The likeliest reason is leadership. Having failed to convince the rest of the OPEC+ gang to avoid any easing of quotas, Saudi Arabia could be wanting to prove its position by providing a measure of supply security at a time of major price sensitivity due to the Covid-19 resurgence. It will also provide some political ammunition for future negotiations when the group meets in March to decide plans for Q2 2021, turning this magnanimous move into an implicit threat. It could also be the case that Saudi Arabia is planning to pair its voluntary cut with field maintenance works, which would be a nice parallel to the usual refinery maintenance season in Asia where crude demand typically falls by 10-20% as units shut for routine inspections.

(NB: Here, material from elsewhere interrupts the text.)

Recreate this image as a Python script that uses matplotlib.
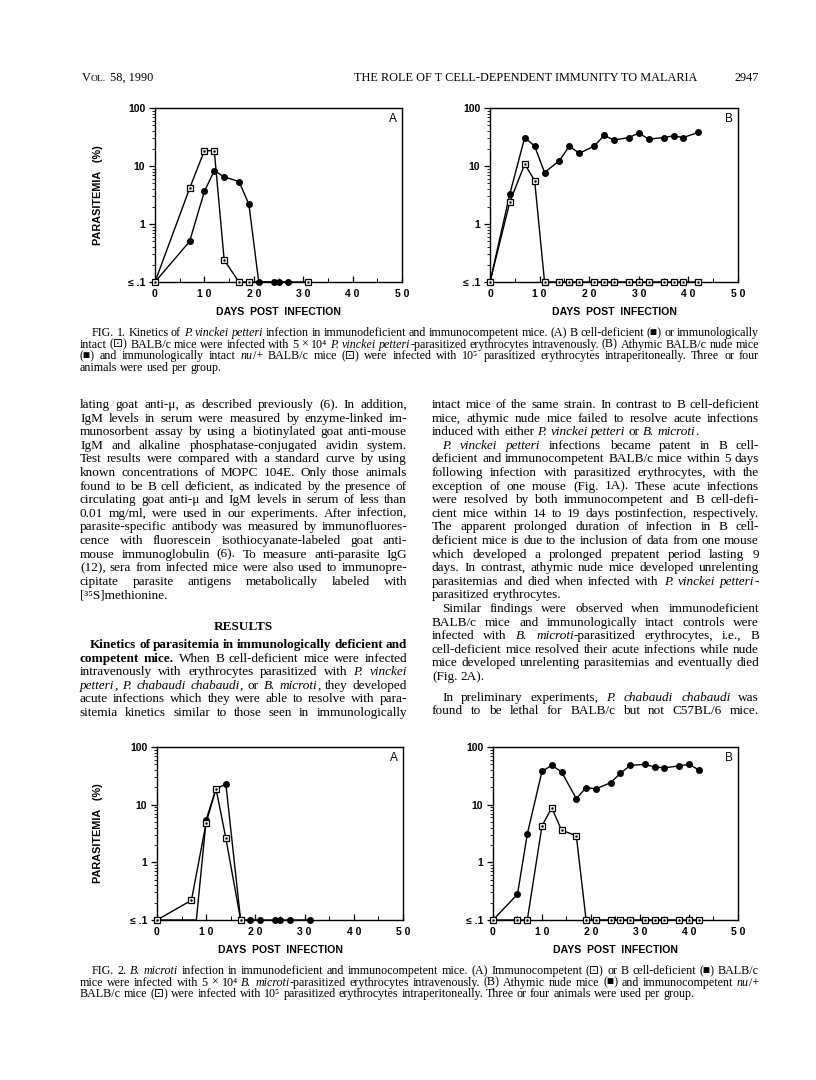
import matplotlib
matplotlib.use('Agg')
import matplotlib.pyplot as plt
from matplotlib.ticker import FixedLocator, NullFormatter, MultipleLocator, LogLocator

# values: days post infection / % parasitemia
# (0.1 = the "<= .1" baseline)
days_1a_intact = [0, 7, 10, 12, 14, 17, 19, 31]
para_1a_intact = [0.1, 4.1, 18.4, 18.4, 0.24, 0.1, 0.1, 0.1]
days_1a_bdef = [0, 7, 10, 12, 14, 17, 19, 21, 24, 25, 27]
para_1a_bdef = [0.1, 0.5, 3.65, 8.3, 6.5, 5.4, 2.2, 0.1, 0.1, 0.1, 0.1]

days_1b = [0, 4, 7, 9, 11, 14, 16, 18, 21, 23, 25, 28, 30, 32, 35, 37, 39, 42]
para_1b_nude = [0.1, 3.3, 31, 22, 7.7, 12.4, 22, 16.6, 22, 33.6, 28, 31, 37, 29, 31, 33, 31, 38]
para_1b_het = [0.1, 2.4, 10.8, 5.6, 0.1, 0.1, 0.1, 0.1, 0.1, 0.1, 0.1, 0.1, 0.1, 0.1, 0.1, 0.1, 0.1, 0.1]

days_2a_intact = [0, 7, 10, 12, 14, 17]
para_2a_intact = [0.1, 0.22, 4.9, 18.8, 2.6, 0.1]
days_2a_bdef = [0, 8, 10, 12, 14, 17, 19, 21, 24, 25, 27, 31]
para_2a_bdef = [0.1, 0.1, 5.5, 19, 22.6, 0.1, 0.1, 0.1, 0.1, 0.1, 0.1, 0.1]

days_2b = [0, 5, 7, 10, 12, 14, 17, 19, 21, 24, 26, 28, 31, 33, 35, 38, 40, 42]
para_2b_nude = [0.1, 0.28, 3.1, 38, 48, 37, 12.7, 19.8, 18.8, 24, 35, 48, 50, 45, 43.6, 47, 50, 40]
para_2b_het = [0.1, 0.1, 0.1, 4.3, 8.8, 3.6, 2.9, 0.1, 0.1, 0.1, 0.1, 0.1, 0.1, 0.1, 0.1, 0.1, 0.1, 0.1]

y_ticks = [0.1, 1, 10, 100]
y_ticklabels = ['\u2264 .1', '1', '10', '100']
x_ticks = [0, 10, 20, 30, 40, 50]
x_ticklabels = ['0', '1 0', '2 0', '3 0', '4 0', '5 0']

# page text (* toggles italic, # toggles bold)
header_mid = 'THE ROLE OF T CELL-DEPENDENT IMMUNITY TO MALARIA'
header_page = '2947'

caption1 = [
    "FIG. 1. Kinetics of *P. vinckei petteri* infection in immunodeficient and immunocompetent mice. (A) B cell-deficient (\u25a0) or immunologically",
    "intact (\u22a1) BALB/c mice were infected with 5 \u00d7 10\u2074 *P. vinckei petteri*-parasitized erythrocytes intravenously. (B) Athymic BALB/c nude mice",
    "(\u25a0) and immunologically intact *nu*/+ BALB/c mice (\u22a1) were infected with 10\u2075 parasitized erythrocytes intraperitoneally. Three or four",
    "animals were used per group.",
]
caption2 = [
    "FIG. 2. *B. microti* infection in immunodeficient and immunocompetent mice. (A) Immunocompetent (\u22a1) or B cell-deficient (\u25a0) BALB/c",
    "mice were infected with 5 \u00d7 10\u2074 *B. microti*-parasitized erythrocytes intravenously. (B) Athymic nude mice (\u25a0) and immunocompetent *nu*/+",
    "BALB/c mice (\u22a1) were infected with 10\u2075 parasitized erythrocytes intraperitoneally. Three or four animals were used per group.",
]

left_col = [
    "lating goat anti-\u03bc, as described previously (6). In addition,",
    "IgM levels in serum were measured by enzyme-linked im-",
    "munosorbent assay by using a biotinylated goat anti-mouse",
    "IgM and alkaline phosphatase-conjugated avidin system.",
    "Test results were compared with a standard curve by using",
    "known concentrations of MOPC 104E. Only those animals",
    "found to be B cell deficient, as indicated by the presence of",
    "circulating goat anti-\u03bc and IgM levels in serum of less than",
    "0.01 mg/ml, were used in our experiments. After infection,",
    "parasite-specific antibody was measured by immunofluores-",
    "cence with fluorescein isothiocyanate-labeled goat anti-",
    "mouse immunoglobulin (6). To measure anti-parasite IgG",
    "(12), sera from infected mice were also used to immunopre-",
    "cipitate parasite antigens metabolically labeled with",
    "[\u00b3\u2075S]methionine.",
]
results_par = [
    "#Kinetics of parasitemia in immunologically deficient and#",
    "#competent mice.# When B cell-deficient mice were infected",
    "intravenously with erythrocytes parasitized with *P. vinckei*",
    "*petteri*, *P. chabaudi chabaudi*, or *B. microti*, they developed",
    "acute infections which they were able to resolve with para-",
    "sitemia kinetics similar to those seen in immunologically",
]
right_col = [
    "intact mice of the same strain. In contrast to B cell-deficient",
    "mice, athymic nude mice failed to resolve acute infections",
    "induced with either *P. vinckei petteri* or *B. microti*.",
    "*P. vinckei petteri* infections became patent in B cell-",
    "deficient and immunocompetent BALB/c mice within 5 days",
    "following infection with parasitized erythrocytes, with the",
    "exception of one mouse (Fig. 1A). These acute infections",
    "were resolved by both immunocompetent and B cell-defi-",
    "cient mice within 14 to 19 days postinfection, respectively.",
    "The apparent prolonged duration of infection in B cell-",
    "deficient mice is due to the inclusion of data from one mouse",
    "which developed a prolonged prepatent period lasting 9",
    "days. In contrast, athymic nude mice developed unrelenting",
    "parasitemias and died when infected with *P. vinckei petteri*-",
    "parasitized erythrocytes.",
    "Similar findings were observed when immunodeficient",
    "BALB/c mice and immunologically intact controls were",
    "infected with *B. microti*-parasitized erythrocytes, i.e., B",
    "cell-deficient mice resolved their acute infections while nude",
    "mice developed unrelenting parasitemias and eventually died",
    "(Fig. 2A).",
]
right_col2 = [
    "In preliminary experiments, *P. chabaudi chabaudi* was",
    "found to be lethal for BALB/c but not C57BL/6 mice.",
]

SERIF = ['Liberation Serif', 'DejaVu Sans']
SANS = ['Liberation Sans', 'DejaVu Sans']
plt.rcParams['font.family'] = SANS

W, H = 816, 1080
fig = plt.figure(figsize=(W / 100, H / 100), dpi=100)
renderer = fig.canvas.get_renderer()


def fpos(x, y):
    return (x / W, 1 - y / H)


def split_words(line):
    words, cur, run, st = [], [], '', 'n'
    for ch in line:
        if ch in '*#':
            if run:
                cur.append((run, st))
                run = ''
            new = 'i' if ch == '*' else 'b'
            st = 'n' if st == new else new
        elif ch == ' ':
            if run:
                cur.append((run, st))
                run = ''
            if cur:
                words.append(cur)
                cur = []
        else:
            run += ch
    if run:
        cur.append((run, st))
    if cur:
        words.append(cur)
    return words


def make_words(line, size):
    words = []
    for w in split_words(line):
        parts = []
        for txt, st in w:
            t = fig.text(0, 0, txt, fontsize=size, family=SERIF, ha='left', va='baseline',
                         fontstyle='italic' if st == 'i' else 'normal',
                         fontweight='bold' if st == 'b' else 'normal')
            parts.append((t, t.get_window_extent(renderer).width))
        words.append(parts)
    return words


def fit_size(blocks, width, min_space=0.22):
    # biggest font size that lets every justified line keep a minimal word gap
    best = 99
    for lines, last, indent, ind in blocks:
        for i, line in enumerate(lines):
            if i in last:
                continue
            words = make_words(line, 10)
            w10 = sum(b for p in words for _, b in p) + (len(words) - 1) * min_space * 10 * 100 / 72
            for p in words:
                for t, _ in p:
                    t.remove()
            avail = width - (ind if i in indent else 0)
            best = min(best, 10 * avail / w10)
    return best


def put_line(line, x0, x1, y, size, justify=True, indent=0):
    words = make_words(line, size)
    widths = [sum(b for _, b in p) for p in words]
    x = x0 + indent
    if justify and len(words) > 1:
        gap = (x1 - x - sum(widths)) / (len(words) - 1)
    else:
        gap = size * 100 / 72 * 0.25
    for parts in words:
        for t, b in parts:
            t.set_position(fpos(x, y))
            x += b
        x += gap


def put_block(lines, x0, x1, y0, step, size, last=(), indent=(), ind=10):
    for i, line in enumerate(lines):
        put_line(line, x0, x1, y0 + i * step, size,
                 justify=i not in last, indent=ind if i in indent else 0)


def panel(left, right, top, bottom, open_d, open_p, fill_d, fill_p, letter, fill_marks=None):
    ax = fig.add_axes([left / W, 1 - bottom / H, (right - left) / W, (bottom - top) / H])
    ax.set_yscale('log')
    ax.plot(fill_d, fill_p, '-', color='k', lw=1.0, zorder=2, clip_on=False)
    ax.plot(open_d, open_p, '-', color='k', lw=1.0, zorder=2, clip_on=False)
    ax.plot(fill_d, fill_p, 'o', color='k', ms=4, zorder=4, clip_on=False, markevery=fill_marks)
    ax.plot(open_d, open_p, 's', mfc='white', mec='k', mew=0.9, ms=4.3, zorder=5, clip_on=False)
    ax.plot(open_d, open_p, '.', color='k', ms=1.6, zorder=6, clip_on=False)
    ax.set_xlim(0, 50)
    ax.set_ylim(0.1, 100)
    ax.yaxis.set_major_locator(FixedLocator(y_ticks))
    ax.set_yticklabels(y_ticklabels)
    ax.yaxis.set_minor_locator(LogLocator(base=10, subs=range(2, 10)))
    ax.yaxis.set_minor_formatter(NullFormatter())
    ax.xaxis.set_major_locator(FixedLocator(x_ticks))
    ax.set_xticklabels(x_ticklabels)
    ax.xaxis.set_minor_locator(MultipleLocator(5))
    ax.tick_params(axis='y', which='major', direction='out', length=4, width=0.9,
                   labelsize=7.5, pad=3)
    ax.tick_params(axis='y', which='minor', direction='out', length=2.2, width=0.6)
    ax.tick_params(axis='x', which='major', direction='in', length=4, width=0.9,
                   labelsize=7.5, pad=5)
    ax.tick_params(axis='x', which='minor', direction='in', length=3, width=0.7)
    for lab in ax.get_xticklabels() + ax.get_yticklabels():
        lab.set_fontweight('bold')
    for sp in ax.spines.values():
        sp.set_linewidth(1.0)
    ax.text(0.963, 0.935, letter, transform=ax.transAxes, ha='center', va='center', fontsize=8.5)
    fig.text(*fpos((left + right) / 2, bottom + 30), 'DAYS  POST  INFECTION', ha='center',
             va='center', fontsize=7.6, fontweight='bold')
    return ax


# header
hl = fig.text(*fpos(82, 81), 'V', fontsize=8.8, family=SERIF, va='baseline')
x = 82 + hl.get_window_extent(renderer).width
hl2 = fig.text(*fpos(x, 81), 'OL.', fontsize=6.8, family=SERIF, va='baseline')
x += hl2.get_window_extent(renderer).width
fig.text(*fpos(x + 1, 81), ' 58, 1990', fontsize=8.8, family=SERIF, va='baseline')
fig.text(*fpos(526, 81), header_mid, fontsize=8.8, family=SERIF, ha='center', va='baseline')
fig.text(*fpos(759, 81), header_page, fontsize=8.8, family=SERIF, ha='right', va='baseline')

# font sizes fitted to the justified columns
body_size = fit_size([(left_col, (14,), (), 10), (results_par, (), (0,), 10),
                      (right_col, (2, 14, 20), (3, 15), 10), (right_col2, (), (0,), 10)], 327)
cap_size = fit_size([(caption1, (3,), (0,), 12), (caption2, (2,), (0,), 12)], 679)

# figure 1
panel(155, 402, 108, 282, days_1a_intact, para_1a_intact, days_1a_bdef, para_1a_bdef, 'A')
panel(490, 738, 108, 282, days_1b, para_1b_het, days_1b, para_1b_nude, 'B')
fig.text(*fpos(98, 195), 'PARASITEMIA   (%)', rotation=90, ha='center', va='center',
         fontsize=7.8, fontweight='bold')
put_block(caption1, 80, 759, 336, 11.6, cap_size, last=(3,), indent=(0,), ind=12)

# body text
put_block(left_col, 80, 407, 408, 13.6, body_size, last=(14,))
fig.text(*fpos(243.5, 630), 'RESULTS', family=SERIF, fontsize=body_size, fontweight='bold',
         ha='center', va='baseline')
put_block(results_par, 80, 407, 648, 13.6, body_size, indent=(0,))
put_block(right_col, 432, 759, 408, 13.6, body_size, last=(2, 14, 20), indent=(3, 15))
put_block(right_col2, 432, 759, 408 + 21 * 13.6 + 7, 13.6, body_size, indent=(0,))

# figure 2 (no marker where the B cell-deficient line leaves the baseline at day 8)
panel(157, 403, 747, 920, days_2a_intact, para_2a_intact, days_2a_bdef, para_2a_bdef, 'A',
      fill_marks=[0] + list(range(2, len(days_2a_bdef))))
panel(493, 738, 747, 920, days_2b, para_2b_het, days_2b, para_2b_nude, 'B')
fig.text(*fpos(98, 833.5), 'PARASITEMIA   (%)', rotation=90, ha='center', va='center',
         fontsize=7.8, fontweight='bold')
put_block(caption2, 80, 759, 974, 11.6, cap_size, last=(2,), indent=(0,), ind=12)

fig.savefig('out.png', dpi=100)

It could also be a projection of soft power. After isolating Qatar physically and economically since 2017 over accusations of terrorism support and proximity to Iran, four Middle Eastern states – Saudi Arabia, Bahrain, the UAE and Egypt – have agreed to restore and normalise ties with the peninsula. While acknowledging that a ‘trust deficit’ still remained, the accord avoids the awkward workarounds put in place to deal with the boycott and provides for road for cooperation ahead of a change on guard in the White House. Perhaps Qatar is even thinking of re-joining OPEC? As Saudi Arabia flexes its geopolitical muscle, it does need to pick its battles and re-assert its position. Showcasing political leadership as the world’s crude swing producer is as good a way of demonstrating that as any, even if it is planning to claim dues in the future.
It worked. It has successfully changed the market narrative from inter-OPEC+ squabbling to a more stabilised crude market. Saudi Arabia’s patience in prolonging this benevolent role is unknown, but for now, it has achieved what it wanted to achieve: return visibility to the Kingdom as the global oil leader, and having crude oil prices rise by nearly 10%.